=== AIM ===
Set the listing down again exactly, please, apart from its pictures.

=== GIVEN DATA ===
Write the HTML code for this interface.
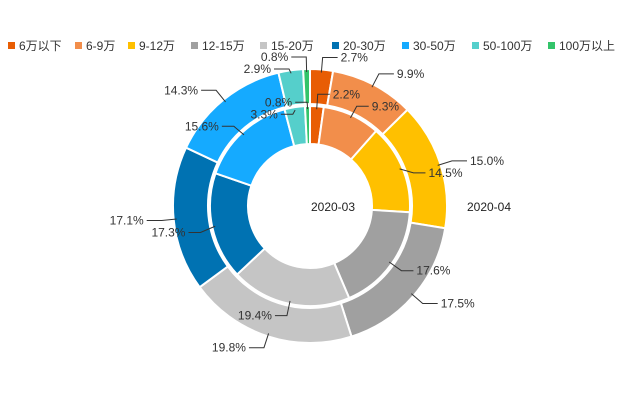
<!DOCTYPE html>
<html><head><meta charset="utf-8"><style>
body{margin:0;background:#fff;width:620px;height:413px;overflow:hidden;font-family:"Liberation Sans","Noto Sans CJK SC",sans-serif}
.lg{position:absolute;top:37px;font-size:12px;color:#333;white-space:nowrap}
.lg i{display:inline-block;width:7px;height:7px;margin-right:4px;vertical-align:1px}
</style></head><body>
<div id="legend"></div>
<svg id="chart" width="620" height="413" style="position:absolute;left:0;top:0;z-index:-1"></svg>
<script>
const categories=["6万以下","6-9万","9-12万","12-15万","15-20万","20-30万","30-50万","50-100万","100万以上"];
const series03=[2.2,9.3,14.5,17.6,19.4,17.3,15.6,3.3,0.8];
const series04=[2.7,9.9,15.0,17.5,19.8,17.1,14.3,2.9,0.8];
const seriesNames=["2020-03","2020-04"];
const colors=["#e85d04","#f28e4b","#ffc000","#a0a0a0","#c5c5c5","#0072b2","#15aaff","#55cfcb","#33c46a"];
const legX=[8,75,128,191,260,332,402,472,548];
const leg=document.getElementById('legend');
categories.forEach((c,i)=>{const d=document.createElement('div');d.className='lg';d.style.left=legX[i]+'px';


d.innerHTML='<i style="background:'+colors[i]+'"></i>'+c;leg.appendChild(d);});
const svg=document.getElementById('chart'),NS='http://www.w3.org/2000/svg';
const cx=310,cy=206;
function el(t,a){const e=document.createElementNS(NS,t);for(const k in a)e.setAttribute(k,a[k]);svg.appendChild(e);return e;}
function pt(r,a){return [cx+r*Math.sin(a),cy-r*Math.cos(a)];}
const labels=[];
function ring(vals,r0,r1,name,hl){
 const tot=vals.reduce((a,b)=>a+b,0);let a=0;
 vals.forEach((v,i)=>{const a0=a,a1=a+v/tot*2*Math.PI;a=a1;
  const L=(a1-a0)>Math.PI?1:0;const p1=pt(r1,a0),p2=pt(r1,a1),p3=pt(r0,a1),p4=pt(r0,a0);
  const p=el('path',{d:`M${p1}A${r1},${r1} 0 ${L} 1 ${p2}L${p3}A${r0},${r0} 0 ${L} 0 ${p4}Z`,fill:colors[i],stroke:'#fff','stroke-width':2});
  
  
  const m=(a0+a1)/2;
  labels.push({name:name,i:i,v:v,m:m,s:pt(r1-3,m),e:pt(r1+12,m),right:Math.sin(m)>=0,hl:hl});
 });
}
ring(series03,62,100,'inner',12);
ring(series04,102,137,'outer',15);
[true,false].forEach(side=>{
 const g=labels.filter(l=>l.right===side).sort((p,q)=>p.e[1]-q.e[1]);
 for(let k=1;k<g.length;k++){ if(g[k].e[1]-g[k-1].e[1]<12){ g[k].e=[g[k].e[0],g[k-1].e[1]+12]; } }
 for(let k=g.length-2;k>=0;k--){ if(g[k+1].e[1]-g[k].e[1]<12){ g[k].e=[g[k].e[0],g[k+1].e[1]-12]; } }
});
labels.forEach(l=>{
 const h=[l.e[0]+(l.right?l.hl:-l.hl),l.e[1]];
 const ln=el('polyline',{points:`${l.s} ${l.e} ${h}`,fill:'none',stroke:'#333','stroke-width':1});
 
 
 const t=el('text',{x:h[0]+(l.right?3:-3),y:h[1]+4,'text-anchor':l.right?'start':'end','font-size':12,fill:'#333'});
 t.textContent=l.v.toFixed(1)+'%';
 
 
});
const n1=el('text',{x:333,y:211,'text-anchor':'middle','font-size':12,fill:'#222'});n1.textContent=seriesNames[0];


const n2=el('text',{x:489,y:211,'text-anchor':'middle','font-size':12,fill:'#222'});n2.textContent=seriesNames[1];


</script>
</body></html>
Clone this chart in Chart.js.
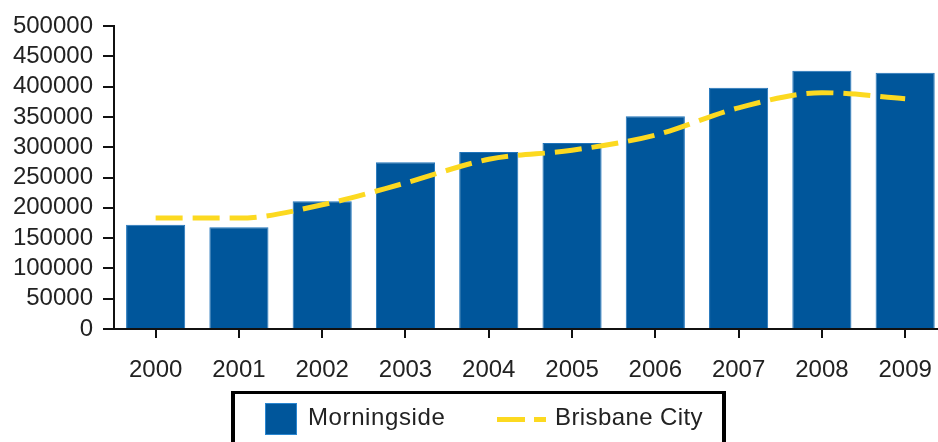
<!DOCTYPE html>
<html>
<head>
<meta charset="utf-8">
<script src="https://cdn.jsdelivr.net/npm/chart.js@4/dist/chart.umd.min.js"></script>
<style>
  html, body { margin: 0; padding: 0; overflow: hidden; background: #fff; }
  #wrap { position: relative; width: 950px; height: 442px; }
  #legend { position: absolute; left: 231px; top: 391px; width: 487px; height: 60px;
            border: 4px solid #000; border-top-width: 3px; box-sizing: content-box;
            font-family: 'Liberation Sans', Arial, sans-serif; font-size: 24px; color: #222; }
  #legend .sw { position: absolute; left: 30px; top: 9px; width: 30px; height: 30px;
                background: #00569b; border: 1px solid #2a86d0; }
  #legend .t1 { position: absolute; left: 73px; top: 9px; letter-spacing: 0.6px; }
  #legend .d1 { position: absolute; left: 262px; top: 23px; width: 28px; height: 5px; background: #fcd920; }
  #legend .d2 { position: absolute; left: 299px; top: 23px; width: 12px; height: 5px; background: #fcd920; }
  #legend .t2 { position: absolute; left: 320px; top: 9px; letter-spacing: 0.4px; }
</style>
</head>
<body>
<div id="wrap">
  <canvas id="chart" width="950" height="442"></canvas>
  <div id="legend">
    <div class="sw"></div><span class="t1">Morningside</span>
    <div class="d1"></div><div class="d2"></div><span class="t2">Brisbane City</span>
  </div>
</div>
<script>
const years = ['2000', '2001', '2002', '2003', '2004', '2005', '2006', '2007', '2008', '2009'];
const morningside = [172000, 168000, 211000, 275000, 292000, 307000, 351000, 398000, 426000, 423000];
const brisbaneCity = [183000, 183000, 205000, 241000, 280000, 295000, 320000, 365000, 390000, 380000];

const font = { family: "'Liberation Sans', Arial, sans-serif", size: 24 };

new Chart(document.getElementById('chart'), {
    type: 'bar',
    data: {
        labels: years,
        datasets: [{
            type: 'line',
            label: 'Brisbane City',
            data: brisbaneCity,
            borderColor: '#fcd920',
            borderWidth: 5,
            borderDash: [27, 10],
            pointRadius: 0,
            cubicInterpolationMode: 'monotone',
            fill: false,
            order: 0
        }, {
            label: 'Morningside',
            data: morningside,
            backgroundColor: '#00569b',
            borderColor: '#1f74bb',
            borderWidth: { left: 1, right: 1, top: 1, bottom: 0 },
            categoryPercentage: 1,
            barPercentage: 0.71,
            order: 1
        }]
    },
    options: {
        responsive: false,
        animation: false,
        layout: { padding: { top: 26, right: 3, left: 0, bottom: 0 } },
        plugins: { legend: { display: false }, tooltip: { enabled: false } },
        scales: {
            x: {
                grid: { drawOnChartArea: false, offset: false, color: '#111', lineWidth: 2, tickLength: 9 },
                border: { color: '#111', width: 2 },
                ticks: { color: '#222', font: font, padding: 18, maxRotation: 0 },
                afterFit: s => { s.height = 113; }
            },
            y: {
                min: 0,
                max: 500000,
                grid: { drawOnChartArea: false, color: '#111', lineWidth: 2, tickLength: 11 },
                border: { color: '#111', width: 2 },
                ticks: { stepSize: 50000, autoSkip: false, color: '#222', font: font, padding: 10,
                         callback: v => String(v) },
                afterFit: s => { s.width = 114; }
            }
        }
    }
});
</script>
</body>
</html>
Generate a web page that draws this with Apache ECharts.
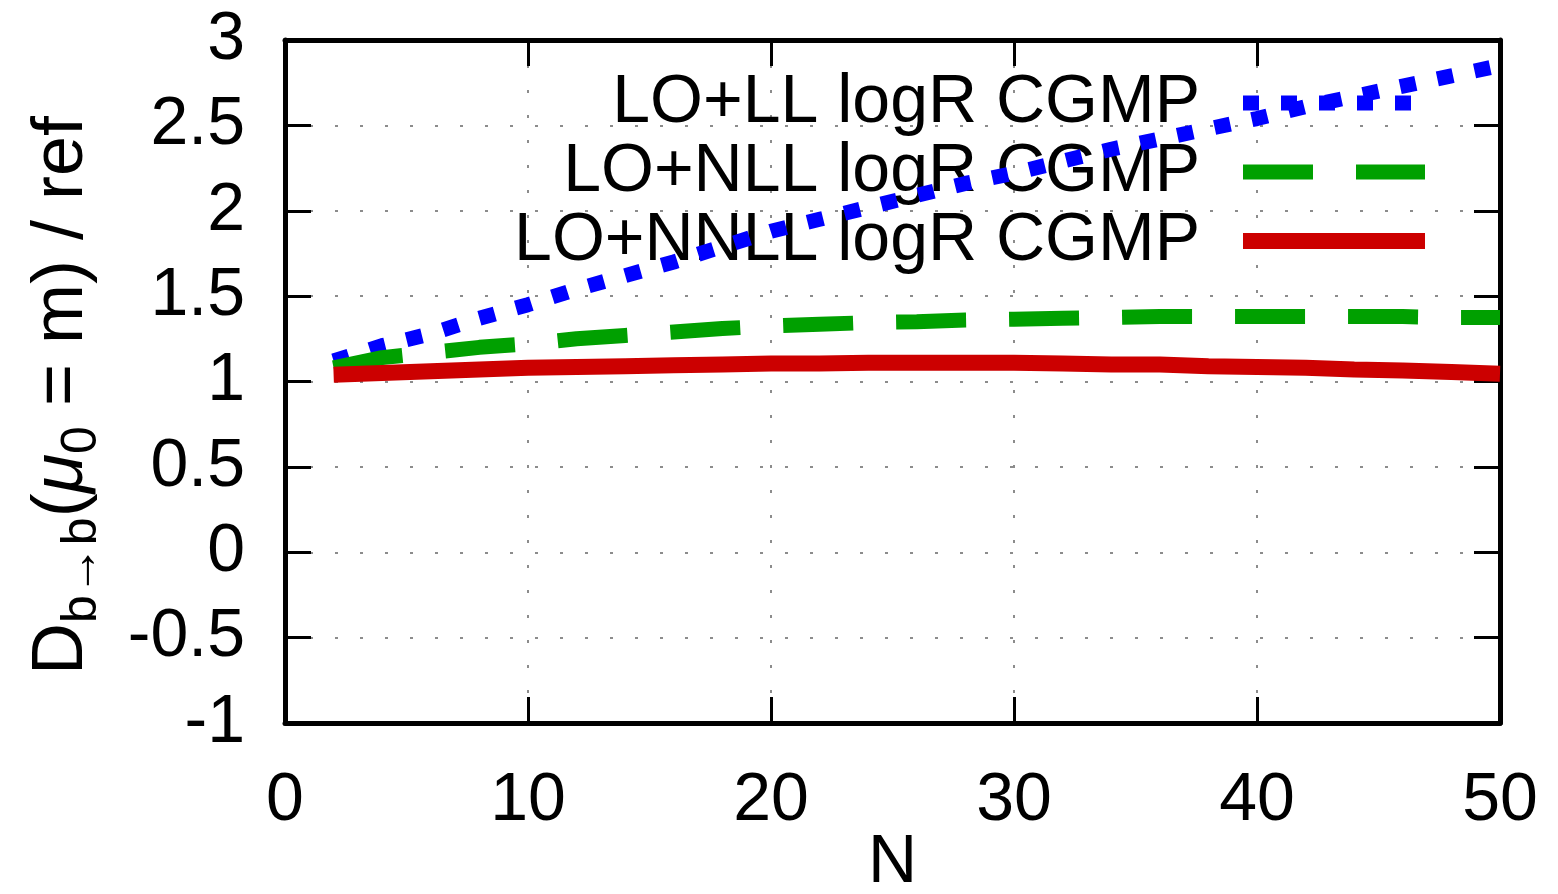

=== ANSWER TO THE TASK ===
Write the HTML code for this interface.
<!DOCTYPE html>
<html><head><meta charset="utf-8"><style>
body{margin:0;background:#fff;width:620px;height:413px;overflow:hidden;font-family:"Liberation Sans","Noto Sans CJK SC",sans-serif}
.lg{position:absolute;top:37px;font-size:12px;color:#333;white-space:nowrap}
.lg i{display:inline-block;width:7px;height:7px;margin-right:4px;vertical-align:1px}
</style></head><body>
<div id="legend"></div>
<svg id="chart" width="620" height="413" style="position:absolute;left:0;top:0;z-index:-1"></svg>
<script>
const categories=["6万以下","6-9万","9-12万","12-15万","15-20万","20-30万","30-50万","50-100万","100万以上"];
const series03=[2.2,9.3,14.5,17.6,19.4,17.3,15.6,3.3,0.8];
const series04=[2.7,9.9,15.0,17.5,19.8,17.1,14.3,2.9,0.8];
const seriesNames=["2020-03","2020-04"];
const colors=["#e85d04","#f28e4b","#ffc000","#a0a0a0","#c5c5c5","#0072b2","#15aaff","#55cfcb","#33c46a"];
const legX=[8,75,128,191,260,332,402,472,548];
const leg=document.getElementById('legend');
categories.forEach((c,i)=>{const d=document.createElement('div');d.className='lg';d.style.left=legX[i]+'px';


d.innerHTML='<i style="background:'+colors[i]+'"></i>'+c;leg.appendChild(d);});
const svg=document.getElementById('chart'),NS='http://www.w3.org/2000/svg';
const cx=310,cy=206;
function el(t,a){const e=document.createElementNS(NS,t);for(const k in a)e.setAttribute(k,a[k]);svg.appendChild(e);return e;}
function pt(r,a){return [cx+r*Math.sin(a),cy-r*Math.cos(a)];}
const labels=[];
function ring(vals,r0,r1,name,hl){
 const tot=vals.reduce((a,b)=>a+b,0);let a=0;
 vals.forEach((v,i)=>{const a0=a,a1=a+v/tot*2*Math.PI;a=a1;
  const L=(a1-a0)>Math.PI?1:0;const p1=pt(r1,a0),p2=pt(r1,a1),p3=pt(r0,a1),p4=pt(r0,a0);
  const p=el('path',{d:`M${p1}A${r1},${r1} 0 ${L} 1 ${p2}L${p3}A${r0},${r0} 0 ${L} 0 ${p4}Z`,fill:colors[i],stroke:'#fff','stroke-width':2});
  
  
  const m=(a0+a1)/2;
  labels.push({name:name,i:i,v:v,m:m,s:pt(r1-3,m),e:pt(r1+12,m),right:Math.sin(m)>=0,hl:hl});
 });
}
ring(series03,62,100,'inner',12);
ring(series04,102,137,'outer',15);
[true,false].forEach(side=>{
 const g=labels.filter(l=>l.right===side).sort((p,q)=>p.e[1]-q.e[1]);
 for(let k=1;k<g.length;k++){ if(g[k].e[1]-g[k-1].e[1]<12){ g[k].e=[g[k].e[0],g[k-1].e[1]+12]; } }
 for(let k=g.length-2;k>=0;k--){ if(g[k+1].e[1]-g[k].e[1]<12){ g[k].e=[g[k].e[0],g[k+1].e[1]-12]; } }
});
labels.forEach(l=>{
 const h=[l.e[0]+(l.right?l.hl:-l.hl),l.e[1]];
 const ln=el('polyline',{points:`${l.s} ${l.e} ${h}`,fill:'none',stroke:'#333','stroke-width':1});
 
 
 const t=el('text',{x:h[0]+(l.right?3:-3),y:h[1]+4,'text-anchor':l.right?'start':'end','font-size':12,fill:'#333'});
 t.textContent=l.v.toFixed(1)+'%';
 
 
});
const n1=el('text',{x:333,y:211,'text-anchor':'middle','font-size':12,fill:'#222'});n1.textContent=seriesNames[0];


const n2=el('text',{x:489,y:211,'text-anchor':'middle','font-size':12,fill:'#222'});n2.textContent=seriesNames[1];


</script>
</body></html>
Clone this chart in Chart.js.
<!DOCTYPE html>
<html>
<head>
<meta charset="utf-8">
<script src="https://cdn.jsdelivr.net/npm/chart.js@4/dist/chart.umd.min.js"></script>
<style>
  html, body { margin: 0; padding: 0; overflow: hidden; background: #fff; }
  #wrap { position: relative; width: 950px; height: 442px; }
  #legend { position: absolute; left: 231px; top: 391px; width: 487px; height: 60px;
            border: 4px solid #000; border-top-width: 3px; box-sizing: content-box;
            font-family: 'Liberation Sans', Arial, sans-serif; font-size: 24px; color: #222; }
  #legend .sw { position: absolute; left: 30px; top: 9px; width: 30px; height: 30px;
                background: #00569b; border: 1px solid #2a86d0; }
  #legend .t1 { position: absolute; left: 73px; top: 9px; letter-spacing: 0.6px; }
  #legend .d1 { position: absolute; left: 262px; top: 23px; width: 28px; height: 5px; background: #fcd920; }
  #legend .d2 { position: absolute; left: 299px; top: 23px; width: 12px; height: 5px; background: #fcd920; }
  #legend .t2 { position: absolute; left: 320px; top: 9px; letter-spacing: 0.4px; }
</style>
</head>
<body>
<div id="wrap">
  <canvas id="chart" width="950" height="442"></canvas>
  <div id="legend">
    <div class="sw"></div><span class="t1">Morningside</span>
    <div class="d1"></div><div class="d2"></div><span class="t2">Brisbane City</span>
  </div>
</div>
<script>
const years = ['2000', '2001', '2002', '2003', '2004', '2005', '2006', '2007', '2008', '2009'];
const morningside = [172000, 168000, 211000, 275000, 292000, 307000, 351000, 398000, 426000, 423000];
const brisbaneCity = [183000, 183000, 205000, 241000, 280000, 295000, 320000, 365000, 390000, 380000];

const font = { family: "'Liberation Sans', Arial, sans-serif", size: 24 };

new Chart(document.getElementById('chart'), {
    type: 'bar',
    data: {
        labels: years,
        datasets: [{
            type: 'line',
            label: 'Brisbane City',
            data: brisbaneCity,
            borderColor: '#fcd920',
            borderWidth: 5,
            borderDash: [27, 10],
            pointRadius: 0,
            cubicInterpolationMode: 'monotone',
            fill: false,
            order: 0
        }, {
            label: 'Morningside',
            data: morningside,
            backgroundColor: '#00569b',
            borderColor: '#1f74bb',
            borderWidth: { left: 1, right: 1, top: 1, bottom: 0 },
            categoryPercentage: 1,
            barPercentage: 0.71,
            order: 1
        }]
    },
    options: {
        responsive: false,
        animation: false,
        layout: { padding: { top: 26, right: 3, left: 0, bottom: 0 } },
        plugins: { legend: { display: false }, tooltip: { enabled: false } },
        scales: {
            x: {
                grid: { drawOnChartArea: false, offset: false, color: '#111', lineWidth: 2, tickLength: 9 },
                border: { color: '#111', width: 2 },
                ticks: { color: '#222', font: font, padding: 18, maxRotation: 0 },
                afterFit: s => { s.height = 113; }
            },
            y: {
                min: 0,
                max: 500000,
                grid: { drawOnChartArea: false, color: '#111', lineWidth: 2, tickLength: 11 },
                border: { color: '#111', width: 2 },
                ticks: { stepSize: 50000, autoSkip: false, color: '#222', font: font, padding: 10,
                         callback: v => String(v) },
                afterFit: s => { s.width = 114; }
            }
        }
    }
});
</script>
</body>
</html>
Generate a web page that draws this with Apache ECharts.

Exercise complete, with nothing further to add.